* [Task requirements]: Pictures aside, repeat every entry exactly.

(Figure scripts)
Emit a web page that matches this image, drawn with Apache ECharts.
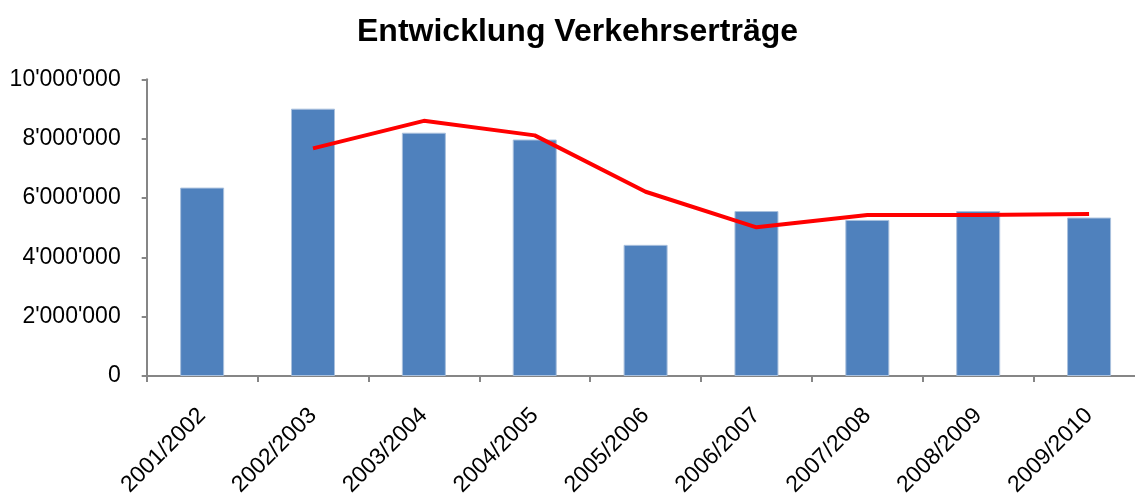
<!DOCTYPE html>
<html>
<head>
<meta charset="utf-8">
<script src="https://cdn.jsdelivr.net/npm/echarts@6/dist/echarts.min.js"></script>
<style>
html,body{margin:0;padding:0;background:#fff;}
#chart{width:1135px;height:495px;}
</style>
</head>
<body>
<div id="chart"></div>
<script>
const categories = ['2001/2002','2002/2003','2003/2004','2004/2005','2005/2006','2006/2007','2007/2008','2008/2009','2009/2010'];
const ertraege = [6350000, 9010000, 8200000, 7970000, 4420000, 5560000, 5260000, 5560000, 5340000];
const trend = [null, 7670000, 8600000, 8110000, 6210000, 5010000, 5430000, 5430000, 5460000];
const yTicks = { min: 0, max: 10000000, interval: 2000000 };

function fmt(v){
  return String(Math.round(v)).replace(/\B(?=(\d{3})+(?!\d))/g, "'");
}

const chart = echarts.init(document.getElementById('chart'), null, {renderer:'canvas'});
chart.setOption({
  animation: false,
  backgroundColor: '#ffffff',
  title: {
    text: 'Entwicklung Verkehrserträge',
    left: 352,
    top: 11,
    textStyle: { fontFamily: 'Liberation Sans', fontWeight: 'bold', fontSize: 32, color: '#000' }
  },
  grid: { left: 146.7, top: 79.3, bottom: 119, right: -9.5, containLabel: false, outerBoundsMode: 'none' },
  xAxis: {
    type: 'category',
    data: categories,
    boundaryGap: true,
    axisLine: { lineStyle: { color: '#868686', width: 2 } },
    axisTick: { show: true, alignWithLabel: false, length: 6, lineStyle: { color: '#868686', width: 2 } },
    axisLabel: { rotate: 45, fontFamily: 'Liberation Sans', fontSize: 23, color: '#000', margin: 36, interval: 0 }
  },
  yAxis: {
    type: 'value',
    min: yTicks.min, max: yTicks.max, interval: yTicks.interval,
    axisLine: { show: true, lineStyle: { color: '#868686', width: 2 } },
    axisTick: { show: true, length: 5, lineStyle: { color: '#868686', width: 2 } },
    splitLine: { show: false },
    axisLabel: { formatter: fmt, fontFamily: 'Liberation Sans', fontSize: 23, color: '#000', margin: 26 }
  },
  series: [
    {
      type: 'bar',
      data: ertraege,
      barWidth: 44,
      itemStyle: { color: '#4F81BD', borderColor: '#a9c0dd', borderWidth: 1 }
    },
    {
      type: 'line',
      data: trend,
      showSymbol: false,
      symbol: 'none',
      connectNulls: false,
      lineStyle: { color: '#FF0000', width: 4 },
      z: 5
    }
  ]
});
</script>
</body>
</html>
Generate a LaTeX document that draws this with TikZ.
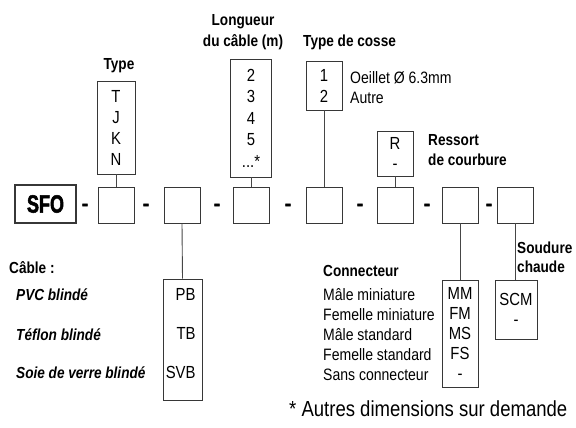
\documentclass[tikz,border=0pt]{standalone}
\usepackage{fontspec}
\setmainfont{Liberation Sans}[FakeStretch=0.85]
\newfontfamily\sfofont{Liberation Sans Bold}[FakeStretch=0.72,FakeBold=2]
\newfontfamily\dashfont{Liberation Sans Bold}[FakeBold=2]
\usepackage{xcolor}
\definecolor{boxline}{RGB}{55,55,55}
\definecolor{linkline}{RGB}{70,70,70}
\usetikzlibrary{positioning}

\begin{document}
\begin{tikzpicture}[x=1pt,y=-1pt,
codebox/.style={draw=boxline,line width=0.9pt,minimum width=36pt,minimum height=36pt,inner sep=0pt},
optbox/.style={draw=boxline,line width=0.9pt,inner sep=0pt,align=center,font=\fontsize{17.5}{21}\selectfont},
sep/.style={font=\fontsize{20}{20}\selectfont\dashfont,inner sep=0pt},
title/.style={font=\fontsize{16}{20}\selectfont\bfseries,inner sep=0pt,align=left},
item/.style={font=\fontsize{16.5}{20}\selectfont,inner sep=0pt,align=left},
link/.style={draw=linkline,line width=0.9pt}]
\useasboundingbox (0,0) rectangle (576,428);
% code row
\node[draw=boxline,line width=1.3pt,minimum width=61pt,minimum height=38pt,inner sep=0pt,font=\fontsize{25}{25}\selectfont\sfofont] (sfo) at (45.5,204) {SFO};
\node[codebox] (b1) at (116,205) {};
\node[codebox] (b2) at (182,205) {};
\node[codebox] (b3) at (251,205) {};
\node[codebox] (b4) at (324,205) {};
\node[codebox] (b5) at (395,205) {};
\node[codebox] (b6) at (460,205) {};
\node[codebox] (b7) at (515,205) {};
\foreach \x/\n in {85/1,146/2,217/3,288/4,360/5,427/6,489/7}
  \node[sep] (dash\n) at (\x,207) {-};
% options above the row
\node[optbox,minimum width=38pt,minimum height=93pt] (typebox) at (116,127.5) {T\\J\\K\\N};
\node[title,align=center] (typetitle) at (119,66) {Type};
\node[optbox,minimum width=41pt,minimum height=118pt,font=\fontsize{17.5}{21.5}\selectfont] (lenbox) at (251,118) {2\\3\\4\\5\\...*};
\node[title,align=center,font=\fontsize{16}{21}\selectfont\bfseries] (lentitle) at (243,32.5) {Longueur\\du câble (m)};
\node[optbox,minimum width=36pt,minimum height=49pt] (cossebox) at (324,85.5) {1\\2};
\node[title,anchor=west] (cossetitle) at (303,42) {Type de cosse};
\node[item,anchor=west] (cossetext) at (350,88) {Oeillet Ø 6.3mm\\Autre};
\node[optbox,minimum width=36pt,minimum height=45pt,font=\fontsize{17.5}{20}\selectfont] (rbox) at (395,153.5) {R\\-};
\node[title,anchor=west] (rtitle) at (428,150) {Ressort\\de courbure};
% options below the row
\node[optbox,minimum width=39pt,minimum height=121pt] (cablebox) at (182.5,339.5) {};
\node[optbox,draw=none,align=right,anchor=east,font=\fontsize{17.5}{39}\selectfont] (cablecodes) at (196,334) {PB\\TB\\SVB};
\node[title,anchor=west] (cabletitle) at (9,268) {Câble :};
\node[title,anchor=west,font=\fontsize{16}{20}\selectfont\bfseries\itshape] (pvc) at (16,295) {PVC blindé};
\node[title,anchor=west,font=\fontsize{16}{20}\selectfont\bfseries\itshape] (teflon) at (16,335) {Téflon blindé};
\node[title,anchor=west,font=\fontsize{16}{20}\selectfont\bfseries\itshape] (soie) at (16,373) {Soie de verre blindé};
\node[optbox,minimum width=36pt,minimum height=107pt,font=\fontsize{17.5}{20}\selectfont] (connbox) at (460,333.5) {MM\\FM\\MS\\FS\\-};
\node[title,anchor=west] (conntitle) at (323,271) {Connecteur};
\node[item,anchor=west] (conntext) at (323,335) {Mâle miniature\\Femelle miniature\\Mâle standard\\Femelle standard\\Sans connecteur};
\node[optbox,minimum width=42pt,minimum height=59pt,font=\fontsize{17.5}{20}\selectfont] (scmbox) at (516,309.5) {SCM\\-};
\node[title,anchor=west,font=\fontsize{16}{19}\selectfont\bfseries] (scmtitle) at (517,257.5) {Soudure\\chaude};
\node[item,anchor=west,font=\fontsize{21.8}{24}\selectfont] (note) at (289,409) {* Autres dimensions sur demande};
% links
\draw[link] (typebox.south) -- (b1.north);
\draw[link] (lenbox.south) -- (b3.north);
\draw[link] (cossebox.south) -- (b4.north);
\draw[link] (rbox.south) -- (b5.north);
\draw[link] (b2.south) -- (cablebox.north);
\draw[link] (b6.south) -- (connbox.north);
\draw[link] (b7.south) -- (b7.south |- scmbox.north);
\end{tikzpicture}
\end{document}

* [Answer to the problem]:
Emit a web page that matches this image, drawn with Apache ECharts.
<!DOCTYPE html>
<html>
<head>
<meta charset="utf-8">
<script src="https://cdn.jsdelivr.net/npm/echarts@6/dist/echarts.min.js"></script>
<style>
html,body{margin:0;padding:0;background:#fff;}
#chart{width:1135px;height:495px;}
</style>
</head>
<body>
<div id="chart"></div>
<script>
const categories = ['2001/2002','2002/2003','2003/2004','2004/2005','2005/2006','2006/2007','2007/2008','2008/2009','2009/2010'];
const ertraege = [6350000, 9010000, 8200000, 7970000, 4420000, 5560000, 5260000, 5560000, 5340000];
const trend = [null, 7670000, 8600000, 8110000, 6210000, 5010000, 5430000, 5430000, 5460000];
const yTicks = { min: 0, max: 10000000, interval: 2000000 };

function fmt(v){
  return String(Math.round(v)).replace(/\B(?=(\d{3})+(?!\d))/g, "'");
}

const chart = echarts.init(document.getElementById('chart'), null, {renderer:'canvas'});
chart.setOption({
  animation: false,
  backgroundColor: '#ffffff',
  title: {
    text: 'Entwicklung Verkehrserträge',
    left: 352,
    top: 11,
    textStyle: { fontFamily: 'Liberation Sans', fontWeight: 'bold', fontSize: 32, color: '#000' }
  },
  grid: { left: 146.7, top: 79.3, bottom: 119, right: -9.5, containLabel: false, outerBoundsMode: 'none' },
  xAxis: {
    type: 'category',
    data: categories,
    boundaryGap: true,
    axisLine: { lineStyle: { color: '#868686', width: 2 } },
    axisTick: { show: true, alignWithLabel: false, length: 6, lineStyle: { color: '#868686', width: 2 } },
    axisLabel: { rotate: 45, fontFamily: 'Liberation Sans', fontSize: 23, color: '#000', margin: 36, interval: 0 }
  },
  yAxis: {
    type: 'value',
    min: yTicks.min, max: yTicks.max, interval: yTicks.interval,
    axisLine: { show: true, lineStyle: { color: '#868686', width: 2 } },
    axisTick: { show: true, length: 5, lineStyle: { color: '#868686', width: 2 } },
    splitLine: { show: false },
    axisLabel: { formatter: fmt, fontFamily: 'Liberation Sans', fontSize: 23, color: '#000', margin: 26 }
  },
  series: [
    {
      type: 'bar',
      data: ertraege,
      barWidth: 44,
      itemStyle: { color: '#4F81BD', borderColor: '#a9c0dd', borderWidth: 1 }
    },
    {
      type: 'line',
      data: trend,
      showSymbol: false,
      symbol: 'none',
      connectNulls: false,
      lineStyle: { color: '#FF0000', width: 4 },
      z: 5
    }
  ]
});
</script>
</body>
</html>
Generate a LaTeX document that draws this with TikZ.
\documentclass[tikz,border=0pt]{standalone}
\usepackage{fontspec}
\setmainfont{Liberation Sans}[FakeStretch=0.85]
\newfontfamily\sfofont{Liberation Sans Bold}[FakeStretch=0.72,FakeBold=2]
\newfontfamily\dashfont{Liberation Sans Bold}[FakeBold=2]
\usepackage{xcolor}
\definecolor{boxline}{RGB}{55,55,55}
\definecolor{linkline}{RGB}{70,70,70}
\usetikzlibrary{positioning}

\begin{document}
\begin{tikzpicture}[x=1pt,y=-1pt,
codebox/.style={draw=boxline,line width=0.9pt,minimum width=36pt,minimum height=36pt,inner sep=0pt},
optbox/.style={draw=boxline,line width=0.9pt,inner sep=0pt,align=center,font=\fontsize{17.5}{21}\selectfont},
sep/.style={font=\fontsize{20}{20}\selectfont\dashfont,inner sep=0pt},
title/.style={font=\fontsize{16}{20}\selectfont\bfseries,inner sep=0pt,align=left},
item/.style={font=\fontsize{16.5}{20}\selectfont,inner sep=0pt,align=left},
link/.style={draw=linkline,line width=0.9pt}]
\useasboundingbox (0,0) rectangle (576,428);
% code row
\node[draw=boxline,line width=1.3pt,minimum width=61pt,minimum height=38pt,inner sep=0pt,font=\fontsize{25}{25}\selectfont\sfofont] (sfo) at (45.5,204) {SFO};
\node[codebox] (b1) at (116,205) {};
\node[codebox] (b2) at (182,205) {};
\node[codebox] (b3) at (251,205) {};
\node[codebox] (b4) at (324,205) {};
\node[codebox] (b5) at (395,205) {};
\node[codebox] (b6) at (460,205) {};
\node[codebox] (b7) at (515,205) {};
\foreach \x/\n in {85/1,146/2,217/3,288/4,360/5,427/6,489/7}
  \node[sep] (dash\n) at (\x,207) {-};
% options above the row
\node[optbox,minimum width=38pt,minimum height=93pt] (typebox) at (116,127.5) {T\\J\\K\\N};
\node[title,align=center] (typetitle) at (119,66) {Type};
\node[optbox,minimum width=41pt,minimum height=118pt,font=\fontsize{17.5}{21.5}\selectfont] (lenbox) at (251,118) {2\\3\\4\\5\\...*};
\node[title,align=center,font=\fontsize{16}{21}\selectfont\bfseries] (lentitle) at (243,32.5) {Longueur\\du câble (m)};
\node[optbox,minimum width=36pt,minimum height=49pt] (cossebox) at (324,85.5) {1\\2};
\node[title,anchor=west] (cossetitle) at (303,42) {Type de cosse};
\node[item,anchor=west] (cossetext) at (350,88) {Oeillet Ø 6.3mm\\Autre};
\node[optbox,minimum width=36pt,minimum height=45pt,font=\fontsize{17.5}{20}\selectfont] (rbox) at (395,153.5) {R\\-};
\node[title,anchor=west] (rtitle) at (428,150) {Ressort\\de courbure};
% options below the row
\node[optbox,minimum width=39pt,minimum height=121pt] (cablebox) at (182.5,339.5) {};
\node[optbox,draw=none,align=right,anchor=east,font=\fontsize{17.5}{39}\selectfont] (cablecodes) at (196,334) {PB\\TB\\SVB};
\node[title,anchor=west] (cabletitle) at (9,268) {Câble :};
\node[title,anchor=west,font=\fontsize{16}{20}\selectfont\bfseries\itshape] (pvc) at (16,295) {PVC blindé};
\node[title,anchor=west,font=\fontsize{16}{20}\selectfont\bfseries\itshape] (teflon) at (16,335) {Téflon blindé};
\node[title,anchor=west,font=\fontsize{16}{20}\selectfont\bfseries\itshape] (soie) at (16,373) {Soie de verre blindé};
\node[optbox,minimum width=36pt,minimum height=107pt,font=\fontsize{17.5}{20}\selectfont] (connbox) at (460,333.5) {MM\\FM\\MS\\FS\\-};
\node[title,anchor=west] (conntitle) at (323,271) {Connecteur};
\node[item,anchor=west] (conntext) at (323,335) {Mâle miniature\\Femelle miniature\\Mâle standard\\Femelle standard\\Sans connecteur};
\node[optbox,minimum width=42pt,minimum height=59pt,font=\fontsize{17.5}{20}\selectfont] (scmbox) at (516,309.5) {SCM\\-};
\node[title,anchor=west,font=\fontsize{16}{19}\selectfont\bfseries] (scmtitle) at (517,257.5) {Soudure\\chaude};
\node[item,anchor=west,font=\fontsize{21.8}{24}\selectfont] (note) at (289,409) {* Autres dimensions sur demande};
% links
\draw[link] (typebox.south) -- (b1.north);
\draw[link] (lenbox.south) -- (b3.north);
\draw[link] (cossebox.south) -- (b4.north);
\draw[link] (rbox.south) -- (b5.north);
\draw[link] (b2.south) -- (cablebox.north);
\draw[link] (b6.south) -- (connbox.north);
\draw[link] (b7.south) -- (b7.south |- scmbox.north);
\end{tikzpicture}
\end{document}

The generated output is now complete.